Buying Guide

How to Choose Drywall Anchors

Anchor Usage and Tips
A person inserting an anchor into a pilot hole.

Drywall is made from compressed gypsum on a paper backing. The material is great for interior walls, but a nail or screw will easily slip out unless it has the additional help that an anchor provides. Similarly, hollow doors and walls made of paneling can use some help holding hardware.


The weight of what you’re hanging is the primary consideration when shopping for the best drywall anchor for your project. Anchors are rated to hold a specified amount of weight. Never exceed the rating. Play it safe and stay at half of the weight limit of the anchor, especially if you’re using them to hang valuable items on the wall.


For particularly heavy items, use multiple anchors to distribute the weight evenly and help prevent the fasteners from pulling out of the wall. Larger anchors that accept bigger screws are generally more secure.


Tip: Whenever possible, secure wall hangings into a stud. Using anchors is the second best method for hanging items on a wall.

Expansion Anchors
A kit containing drywall anchors.

Expansion anchors are often found in picture hanging kits and are commonly used for hanging framed photographs and other wall art around the home. These plastic drywall anchors are sometimes known as conical anchors.


To install this type of drywall anchor, drill a pilot hole through the wall at the desired location. The package will indicate the proper size drill bit to use. Some packages of anchors even have the correct drill bit included with the packaging. Push the anchor into the hole and tap it lightly with a hammer until it fits snugly and its end is flush with the wall.


Then use a manual or electric screwdriver to drive the screw into the anchor. The anchor expands as the screw twists in, locking itself into the surrounding drywall.

Self-Drilling Anchors
A package of hollow door and drywall anchors.

Anchors that don’t require a pilot hole are known as self-drilling or self-tapping anchors. Instead of having ribbed edges, these are threaded like a screw and have a sharp tip that can puncture the surface of the drywall.


Self-drilling anchors can be made from plastic or metal. To install, place the tip at the desired location. Press it firmly and use a screwdriver to twist the thin threads of the anchor into the drywall material for a secure fit. Then insert and tighten the screw into the center of the anchor.


These anchors can be made from plastic, nylon or metal. They are typically rated for heavier loads compared to the common conical anchors. Be sure to check the weight ratings the packaging.

Toggle Bolts
A product display showing the winged nut of a toggle bolt.

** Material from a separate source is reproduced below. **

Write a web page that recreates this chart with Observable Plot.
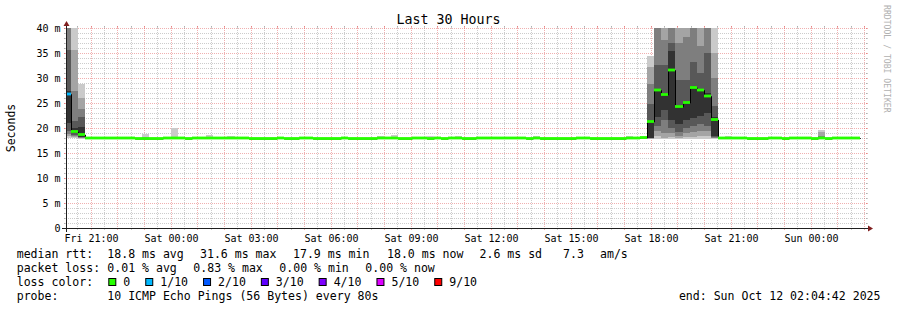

Another type of anchor for drywall and other hollow walls, including plaster and lath, is a toggle bolt. These anchors feature a bolt with a nut that has spring-loaded wings that lock into place behind the drywall.

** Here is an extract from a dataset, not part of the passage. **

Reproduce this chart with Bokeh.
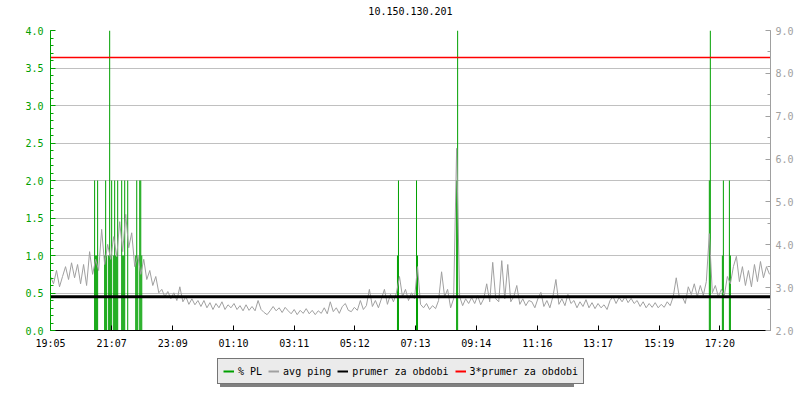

As with other anchors, installation is simple. Drill a hole to the recommended size of the nut. Thread the nut onto the bolt and insert the it through the hole. When the nut reaches the other side, the spring-loaded wings open to provide a base and prevent it from pulling out of the wall. Twist the bolt to tighten while maintaining tension on the nut to keep it from spinning.


Toggle bolts are typically used for heavier items but limits on weight loads can vary, so check packaging and use multiple anchors when necessary for even weight distribution.